Tools that work with your own private data have a different adoption problem than tools that don’t.

With a public data tool, adoption is mostly a UX question. The user doesn’t have to give you anything. They show up, use the tool, and decide if it’s worth paying for. The friction is low. The risk is low. The only question is whether the output is good enough to justify the cost.

With a private data tool, something else happens first. Before the user can evaluate the output, they have to decide whether to trust you with their data. That decision happens before they’ve seen a single result.

This is the adoption hurdle. And it’s the reason private data tools are harder to sell than their public data equivalents, even when they’re objectively more valuable.


The trust decision isn’t really about the product at all.

At the moment a user is deciding whether to feed their private documents into a tool, they don’t know if the output will be good. They can’t know — they haven’t seen it yet. So the decision they’re making isn’t “is this worth it?” It’s “do I trust this enough to find out?”

That’s a different question, and it gets answered differently.

For professional buyers, it gets answered through signals: Who built this? Do I know anyone who uses it? Is there a security review I can point to? Will this require IT approval? Can I explain this decision to my manager if something goes wrong?

For individual practitioners, it gets answered through gut feel and social proof: Have I heard of this? Do people I respect use it? Does this look like something a legitimate organization built, or something someone threw together?

Neither of these questions is really about the product’s capabilities. They’re about risk management — specifically, the risk of being the person who made a bad decision about where private data went.


The practical implication: the trust threshold has to be cleared before the value conversation can begin.

This changes the sales motion. You can’t lead with features. You can’t lead with output quality. You have to lead with credibility — and credibility, in this context, is not the same as being good at what you do.

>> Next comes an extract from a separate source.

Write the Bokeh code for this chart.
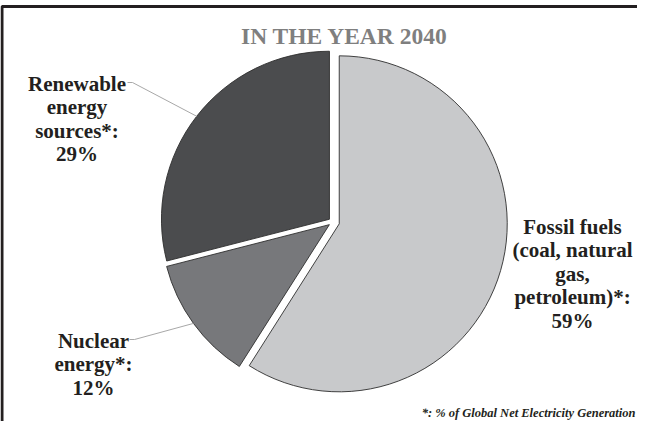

Credibility for private data tools comes from:

Provenance — who built it, where they’ve worked, what their track record is. A tool built by someone with a known background in the relevant industry carries more initial credibility than the same tool from an anonymous team.

Architecture — how the data flows. If private data never leaves the user’s environment, if processing happens locally, if there’s no cloud upload, that’s a qualitatively different risk profile than SaaS where data goes to a vendor’s server. Buyers who care about data privacy care deeply about this distinction.

Existing adoption — who else is using it. One reference customer in the same industry is worth more than a hundred testimonials from adjacent spaces. The question a buyer is really asking is: “has someone like me already decided this is okay?”

Default caution — not asking for more than you need. A tool that requests minimal access, processes data locally, and gives the user visibility into what’s happening signals different values than one that vacuums up everything it can reach.


There’s a counterintuitive conclusion here.

The harder adoption hurdle for private data tools — the one that makes them harder to sell than public data tools — is also what makes them more defensible once they clear it.

A user who has cleared the trust threshold, integrated the tool into their workflow, and accumulated a history of useful outputs has a very high switching cost. They’ve made a bet on you. Leaving means not just switching software — it means revisiting the trust decision for a new vendor, probably under more scrutiny because “we already had one of these and it didn’t work out.”

The adoption hurdle is the moat. Every tool that couldn’t clear it is a competitor that didn’t make it. Every user who crossed it is locked in more deeply than they would be with a tool that never asked for anything sensitive.

Hard to sell is not the same as bad business. Sometimes it’s the best indication that you’re building something with real defensibility.